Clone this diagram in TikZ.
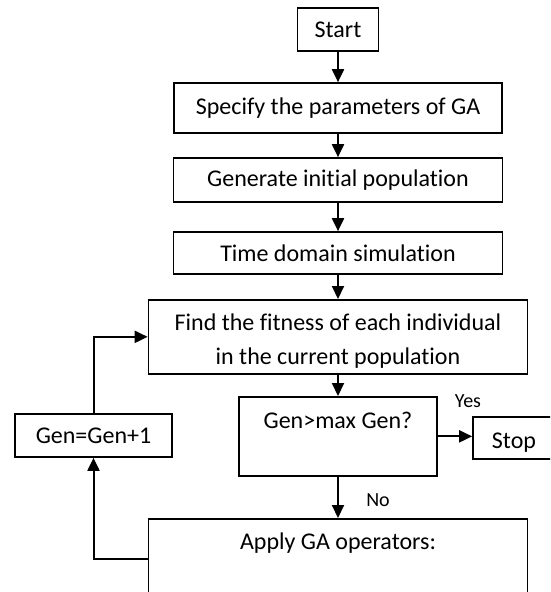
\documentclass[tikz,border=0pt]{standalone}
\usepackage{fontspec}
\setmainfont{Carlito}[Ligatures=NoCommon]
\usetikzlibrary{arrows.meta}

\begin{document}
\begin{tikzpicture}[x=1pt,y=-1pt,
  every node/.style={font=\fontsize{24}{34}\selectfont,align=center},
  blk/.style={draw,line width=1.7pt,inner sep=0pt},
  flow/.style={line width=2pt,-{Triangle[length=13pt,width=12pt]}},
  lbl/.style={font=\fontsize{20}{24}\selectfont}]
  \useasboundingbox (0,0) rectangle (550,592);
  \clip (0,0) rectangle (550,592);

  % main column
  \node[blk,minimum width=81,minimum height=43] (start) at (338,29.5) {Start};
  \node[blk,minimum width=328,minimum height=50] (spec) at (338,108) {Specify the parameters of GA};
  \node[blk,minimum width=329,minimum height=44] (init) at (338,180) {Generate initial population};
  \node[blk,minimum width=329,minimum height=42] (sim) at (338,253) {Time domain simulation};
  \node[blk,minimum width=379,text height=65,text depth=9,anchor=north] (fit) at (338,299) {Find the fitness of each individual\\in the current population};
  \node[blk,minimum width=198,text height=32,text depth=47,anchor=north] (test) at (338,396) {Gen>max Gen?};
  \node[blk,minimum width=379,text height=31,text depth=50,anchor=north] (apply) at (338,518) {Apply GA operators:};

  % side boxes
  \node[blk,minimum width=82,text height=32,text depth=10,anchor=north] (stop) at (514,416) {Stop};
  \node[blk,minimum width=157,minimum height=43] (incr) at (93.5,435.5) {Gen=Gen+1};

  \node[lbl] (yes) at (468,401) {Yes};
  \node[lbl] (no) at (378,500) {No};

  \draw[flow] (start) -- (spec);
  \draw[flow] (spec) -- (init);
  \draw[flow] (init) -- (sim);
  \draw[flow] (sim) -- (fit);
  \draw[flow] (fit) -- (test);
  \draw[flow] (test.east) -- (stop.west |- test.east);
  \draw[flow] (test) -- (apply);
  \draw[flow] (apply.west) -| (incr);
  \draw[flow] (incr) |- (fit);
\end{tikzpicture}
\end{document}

> **Written task**
From the first line above to the line containing "(no) at (378,500)", repeat each line exactly. Pictures stay out.

> **Exercise output**
Clone this diagram in TikZ.
\documentclass[tikz,border=0pt]{standalone}
\usepackage{fontspec}
\setmainfont{Carlito}[Ligatures=NoCommon]
\usetikzlibrary{arrows.meta}

\begin{document}
\begin{tikzpicture}[x=1pt,y=-1pt,
  every node/.style={font=\fontsize{24}{34}\selectfont,align=center},
  blk/.style={draw,line width=1.7pt,inner sep=0pt},
  flow/.style={line width=2pt,-{Triangle[length=13pt,width=12pt]}},
  lbl/.style={font=\fontsize{20}{24}\selectfont}]
  \useasboundingbox (0,0) rectangle (550,592);
  \clip (0,0) rectangle (550,592);

  % main column
  \node[blk,minimum width=81,minimum height=43] (start) at (338,29.5) {Start};
  \node[blk,minimum width=328,minimum height=50] (spec) at (338,108) {Specify the parameters of GA};
  \node[blk,minimum width=329,minimum height=44] (init) at (338,180) {Generate initial population};
  \node[blk,minimum width=329,minimum height=42] (sim) at (338,253) {Time domain simulation};
  \node[blk,minimum width=379,text height=65,text depth=9,anchor=north] (fit) at (338,299) {Find the fitness of each individual\\in the current population};
  \node[blk,minimum width=198,text height=32,text depth=47,anchor=north] (test) at (338,396) {Gen>max Gen?};
  \node[blk,minimum width=379,text height=31,text depth=50,anchor=north] (apply) at (338,518) {Apply GA operators:};

  % side boxes
  \node[blk,minimum width=82,text height=32,text depth=10,anchor=north] (stop) at (514,416) {Stop};
  \node[blk,minimum width=157,minimum height=43] (incr) at (93.5,435.5) {Gen=Gen+1};

  \node[lbl] (yes) at (468,401) {Yes};
  \node[lbl] (no) at (378,500) {No};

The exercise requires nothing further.